Bir taraftan kredi derecelendirme kuruluşlarınınn verdiği notlar tartışılıp eleştirilirken, diğer taraftan da bu kurumların hegemonik uygulamaları devam ediyor.
İçinde bulunduğumuz ve her geçen gün yeni bir boyuta evrilen son finansal krizde, kredi derecelendirme (reyting) kurumlarının hegemonik güçleri tartışılmaya devam ediliyor.

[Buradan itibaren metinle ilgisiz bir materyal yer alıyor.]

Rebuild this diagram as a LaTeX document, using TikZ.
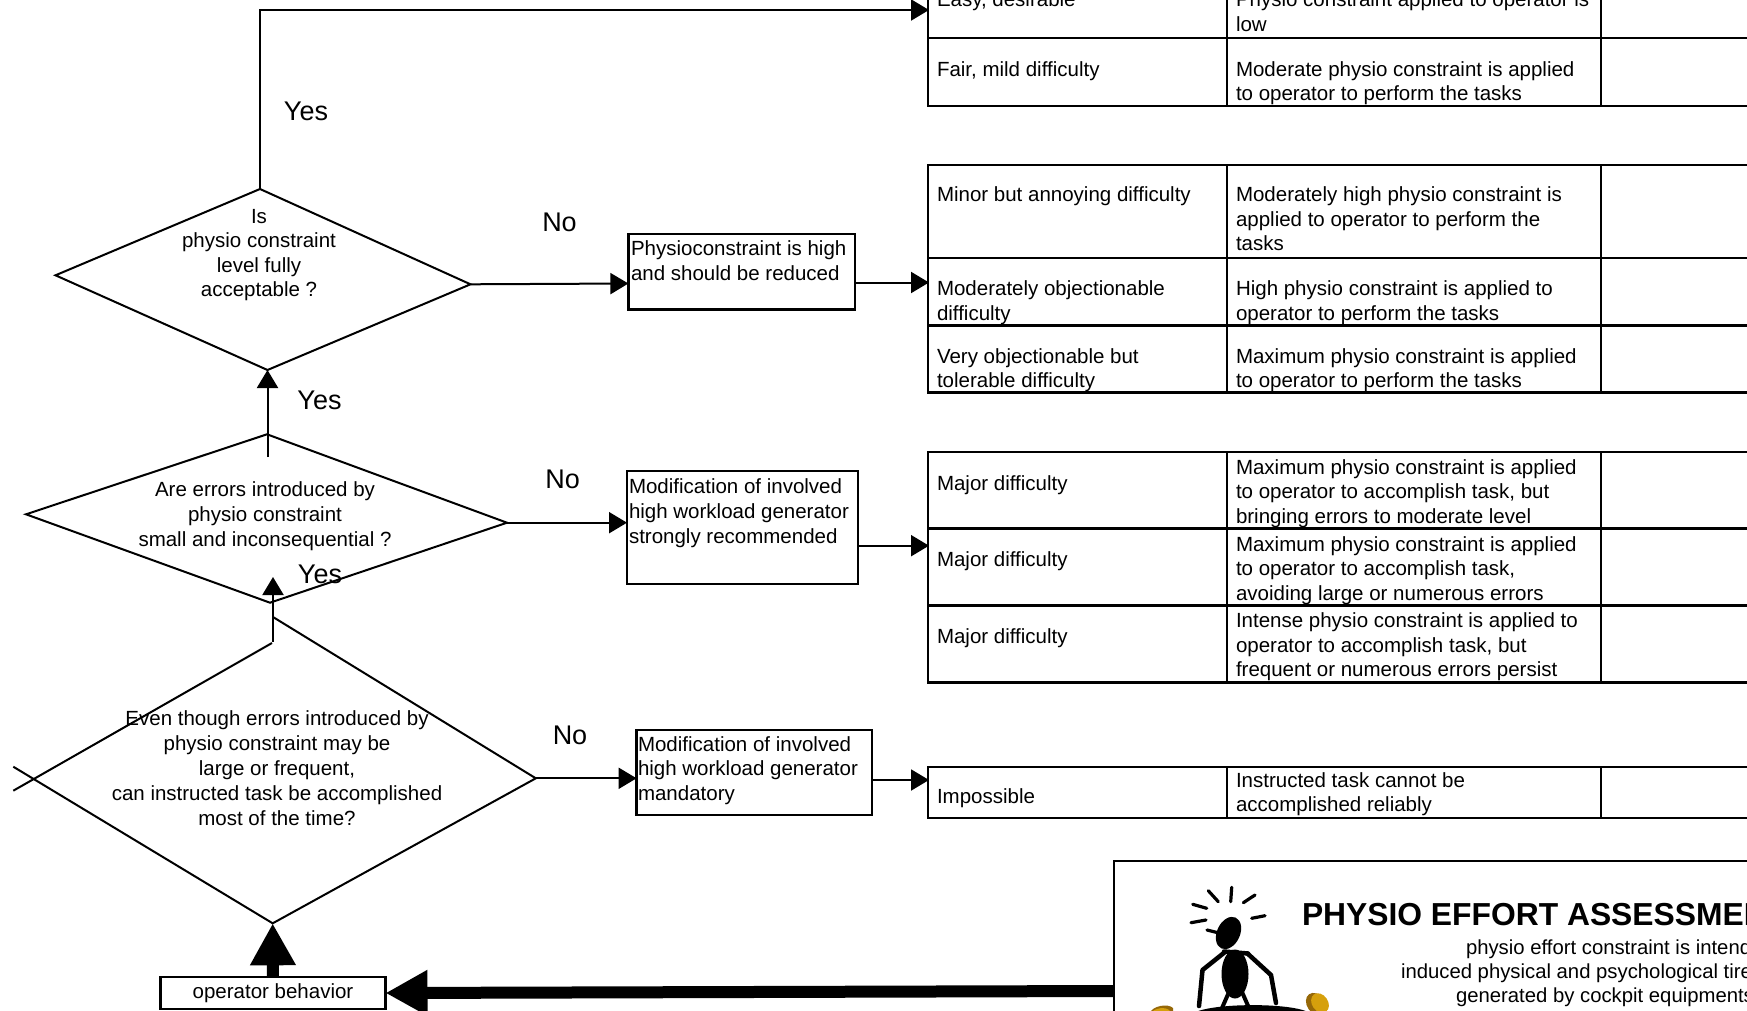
\documentclass[tikz,border=0pt]{standalone}
\usepackage{fontspec}
\setmainfont{Liberation Sans}
\usetikzlibrary{arrows.meta,calc}
\definecolor{goldlt}{RGB}{214,160,12}
\definecolor{golddk}{RGB}{150,104,8}
% one line of text, left-aligned on its baseline
\newcommand\tx[4]{\node[txt,anchor=base west] (#1) at (#2,#3) {#4};}
% one line of text, centred on its baseline
\newcommand\tcn[4]{\node[txt,anchor=base] (#1) at (#2,#3) {#4};}
\begin{document}
\begin{tikzpicture}[x=1pt,y=-1pt,
  every node/.style={inner sep=0pt,outer sep=0pt},
  txt/.style={font=\fontsize{20.5}{24.6}\selectfont},
  lbl/.style={font=\fontsize{27}{30}\selectfont},
  flow/.style={line width=2pt},
  arr/.style={line width=2pt,-{Triangle[length=18pt,width=21pt]}},
  fat/.style={line width=12pt,-{Triangle[length=42pt,width=43pt]}},
  grid/.style={line width=2.6pt},
  boxed/.style={draw,rectangle,line width=2.6pt},
]
\clip (0,0) rectangle (1747,1011);
\fill[white] (0,0) rectangle (1747,1011);

% ---------------- rating tables ----------------
% table 1
\draw[grid] (928,-32) rectangle (1800,106);
\draw[grid] (928,38) -- (1800,38);
\draw[grid] (1227,-32) -- (1227,106) (1601,-32) -- (1601,106);
% table 2
\draw[grid] (928,165) rectangle (1800,392.5);
\draw[grid] (928,258) -- (1800,258) (928,325.5) -- (1800,325.5);
\draw[grid] (1227,165) -- (1227,392.5) (1601,165) -- (1601,392.5);
% table 3
\draw[grid] (928,452) rectangle (1800,682.5);
\draw[grid] (928,528.5) -- (1800,528.5) (928,605.5) -- (1800,605.5);
\draw[grid] (1227,452) -- (1227,682.5) (1601,452) -- (1601,682.5);
% table 4
\draw[grid] (928,767) rectangle (1800,818);
\draw[grid] (1227,767) -- (1227,818) (1601,767) -- (1601,818);

% table texts
\tx{a1}{937}{7}{Easy, desirable}
\tx{a1r}{1236}{7}{Physio constraint applied to operator is}
\tx{a1s}{1236}{31.5}{low}
\tx{a2}{937}{76.5}{Fair, mild difficulty}
\tx{a2r}{1236}{76.5}{Moderate physio constraint is applied}
\tx{a2s}{1236}{101}{to operator to perform the tasks}

\tx{b1}{937}{201.5}{Minor but annoying difficulty}
\tx{b1r}{1236}{201.5}{Moderately high physio constraint is}
\tx{b1s}{1236}{226}{applied to operator to perform the}
\tx{b1t}{1236}{250.5}{tasks}
\tx{b2}{937}{295}{Moderately objectionable}
\tx{b2b}{937}{320}{difficulty}
\tx{b2r}{1236}{295}{High physio constraint is applied to}
\tx{b2s}{1236}{320}{operator to perform the tasks}
\tx{b3}{937}{363}{Very objectionable but}
\tx{b3b}{937}{387.5}{tolerable difficulty}
\tx{b3r}{1236}{363}{Maximum physio constraint is applied}
\tx{b3s}{1236}{387.5}{to operator to perform the tasks}

\tx{c1}{937}{490}{Major difficulty}
\tx{c1r}{1236}{474}{Maximum physio constraint is applied}
\tx{c1s}{1236}{498.5}{to operator to accomplish task, but}
\tx{c1t}{1236}{523}{bringing errors to moderate level}
\tx{c2}{937}{566.5}{Major difficulty}
\tx{c2r}{1236}{551}{Maximum physio constraint is applied}
\tx{c2s}{1236}{575.5}{to operator to accomplish task,}
\tx{c2t}{1236}{600}{avoiding large or numerous errors}
\tx{c3}{937}{643}{Major difficulty}
\tx{c3r}{1236}{627.5}{Intense physio constraint is applied to}
\tx{c3s}{1236}{652}{operator to accomplish task, but}
\tx{c3t}{1236}{676.5}{frequent or numerous errors persist}

\tx{e1}{937}{803}{Impossible}
\tx{e1r}{1236}{787}{Instructed task cannot be}
\tx{e1s}{1236}{811.5}{accomplished reliably}

% ---------------- decision 1 ----------------
\coordinate (d1t) at (260,189);
\coordinate (d1r) at (470.5,284.3);
\coordinate (d1b) at (267.5,370);
\coordinate (d1l) at (55.5,275.3);
\draw[flow] (d1t) -- (d1r) -- (d1b) -- (d1l) -- cycle;
\tcn{q1a}{259}{223}{Is}
\tcn{q1b}{259}{247.5}{physio constraint}
\tcn{q1c}{259}{272}{level fully}
\tcn{q1d}{259}{296.5}{acceptable ?}

\coordinate (bend) at (260,10);
\coordinate (t1in) at (929,10);
\draw[arr] (d1t) -- (bend) -- (t1in);
\node[lbl] (yes1) at (306,111.7) {Yes};

\node[boxed,anchor=north west,minimum width=226.5pt,minimum height=75.5pt] (bx1) at (628.4,234) {};
\tx{bx1a}{631}{255.5}{Physioconstraint is high}
\tx{bx1b}{631}{280}{and should be reduced}
\coordinate (bx1in) at (628.4,283.5);
\draw[arr] (d1r) -- (bx1in);
\node[lbl] (no1) at (559.5,222.7) {No};
\coordinate (bx1out) at (854.6,282.5);
\coordinate (t2in) at (929,282.5);
\draw[arr] (bx1out) -- (t2in);

% ---------------- decision 2 ----------------
\coordinate (d2t) at (267,434.3);
\coordinate (d2r) at (507,522.7);
\coordinate (d2b) at (270,602.7);
\coordinate (d2l) at (26,514.3);
\draw[flow] (d2t) -- (d2r) -- (d2b) -- (d2l) -- cycle;
\tcn{q2a}{265}{496.5}{Are errors introduced by}
\tcn{q2b}{265}{521.5}{physio constraint}
\tcn{q2c}{265}{546.5}{small and inconsequential ?}

\coordinate (d2stem) at (267.5,457);
\draw[arr] (d2stem) -- (d1b);
\node[lbl] (yes2) at (319.5,400) {Yes};

\node[boxed,anchor=north west,minimum width=231pt,minimum height=113pt] (bx2) at (627,471) {};
\tx{bx2a}{629}{493.5}{Modification of involved}
\tx{bx2b}{629}{518.3}{high workload generator}
\tx{bx2c}{629}{543}{strongly recommended}
\coordinate (bx2in) at (627,522.7);
\draw[arr] (d2r) -- (bx2in);
\node[lbl] (no2) at (562.6,479.3) {No};
\coordinate (bx2out) at (858,545.7);
\coordinate (t3in) at (929,545.7);
\draw[arr] (bx2out) -- (t3in);

% ---------------- decision 3 ----------------
\coordinate (d3tr) at (273,617);
\coordinate (d3r) at (535.8,778.3);
\coordinate (d3b) at (272.7,923.3);
\coordinate (d3x1) at (13.3,766.7);
\coordinate (d3tl) at (272,643);
\coordinate (d3x2) at (13.3,790.7);
\draw[flow] (d3tr) -- (d3r) -- (d3b) -- (d3x1);
\draw[flow] (d3tl) -- (d3x2);
\tcn{q3a}{277}{725.5}{Even though errors introduced by}
\tcn{q3b}{277}{750.5}{physio constraint may be}
\tcn{q3c}{277}{775.5}{large or frequent,}
\tcn{q3d}{277}{800}{can instructed task be accomplished}
\tcn{q3e}{277}{825}{most of the time?}

\coordinate (d3stem) at (273,642);
\coordinate (d2in) at (273,577);
\draw[arr] (d3stem) -- (d2in);
\node[lbl] (yes3) at (320,574) {Yes};

\node[boxed,anchor=north west,minimum width=235.4pt,minimum height=85pt] (bx3) at (636.6,730) {};
\tx{bx3a}{638}{751}{Modification of involved}
\tx{bx3b}{638}{775.5}{high workload generator}
\tx{bx3c}{638}{800}{mandatory}
\coordinate (bx3in) at (636.6,778.3);
\draw[arr] (d3r) -- (bx3in);
\node[lbl] (no3) at (570,735) {No};
\coordinate (bx3out) at (872,780);
\coordinate (t4in) at (929,780);
\draw[arr] (bx3out) -- (t4in);

% ---------------- operator behaviour and assessment panel ----------------
\node[boxed,txt,minimum width=225pt,minimum height=32pt] (ob) at (273,993) {operator behavior};
\draw[fat] (ob.north) -- (d3b);

\node[boxed,anchor=north west,minimum width=800pt,minimum height=300pt] (pea) at (1114,861) {};
\coordinate (peaout) at (1114,991);
\draw[fat] (peaout) -- (ob.east);

\node[font=\bfseries\fontsize{31.8}{36}\selectfont,anchor=base west] (peat) at (1302,925) {PHYSIO EFFORT ASSESSMENT};
\node[font=\fontsize{20.3}{24}\selectfont,anchor=base west] (pe1) at (1466,954) {physio effort constraint is intended};
\node[font=\fontsize{20.3}{24}\selectfont,anchor=base west] (pe2) at (1401,978) {induced physical and psychological tiredness};
\node[font=\fontsize{20.3}{24}\selectfont,anchor=base west] (pe3) at (1456,1002) {generated by cockpit equipments};

% stressed little figure at the desk
\begin{scope}[line cap=round,line width=3.2pt]
  \draw (1208.3,890.7) -- (1218.3,901.7);
  \draw (1231.7,887.3) -- (1230.7,901.7);
  \draw (1243.3,902.7) -- (1255,895);
  \draw (1192.7,904.3) -- (1206.7,908.3);
  \draw (1191,922.7) -- (1206,920);
  \draw (1251.7,918.3) -- (1265,915.7);
  \draw (1207,930) -- (1219,933);
\end{scope}
\fill[rotate around={-25:(1228.5,933)}] (1228.5,933) ellipse (11.5 and 17);
\fill (1235,974) ellipse (13.5 and 24.5);
\draw[line width=4.5pt,line cap=round,line join=round] (1224,951.5) -- (1248,953.5);
\draw[line width=4.5pt,line cap=round,line join=round] (1225,952) -- (1202.5,970) -- (1199,1006);
\draw[line width=4.5pt,line cap=round,line join=round] (1247.5,953.5) -- (1271,975) -- (1276,1003);
\draw[line width=4pt,line cap=round] (1229,992) -- (1222,1008) (1242,992) -- (1249,1008);
\fill (1194,1013) .. controls (1210,1003) and (1292,1002) .. (1310,1013) -- cycle;
\fill[golddk] (1150,1013) .. controls (1152,1006) and (1168,1003) .. (1173,1008) -- (1173,1013) -- cycle;
\fill[goldlt] (1151,1013) .. controls (1154,1008) and (1166,1006) .. (1170,1011) -- cycle;
\fill[golddk, rotate around={-55:(1316,1004)}] (1316,1004) ellipse (12 and 9);
\fill[goldlt, rotate around={-55:(1320,1003)}] (1320,1003) ellipse (10.5 and 8);
\end{tikzpicture}
\end{document}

Bu kurumlar, 170 yıllık geçmişlerinin hiçbir döneminde olmadıkları kadar itibar kaybına uğramışlardır. Bir taraftan bu kurumların verdikleri notlar, yaptıkları değerlendirmeler tartışılıp eleştirilirken, diğer taraftan da bu kurumların hegemonik uygulamaları devam etmektedir.
Temelleri 1841 yılında ABD'de doğudan batıya giden malların kayıtlarının tutmak için atılan bu kurumlar, bugün geldikleri nokta itibariyle çok farklı bir konumdadırlar.
Bugün itibariyle bu kurumların objektif bir ekonomik derecelendirme yaptıklarına inananların sayısı oldukça az iken, bu kurumların "ekonomik tetikçilik" yaptıklarına ve küresel sermayenin rotasına yön verdiklerine inananların sayısı oldukça fazladır.
Özellikle bu kurumlar, finansal krizin en debdebeli döneminde ülke notlarıyla oynayarak piyasalarda çalkantılara yol açması ve krize giden süreçte olumsuz bir rol oynamaları nedeniyle, ağır eleştiri bombardımanına uğramışlardı.
Bugün dünyada toplam 76 adet kredi derecelendirme kuruluşu var. Bunların sadece 10 tanesinin uluslararası boyutta olduğu kabul ediliyor.
Ülkeler ve uluslararası oluşumlar kendi kredi derecelendirme şirketlerini kurmak için zaman zaman girişimde bulunsalar da başarılı olamıyorlar.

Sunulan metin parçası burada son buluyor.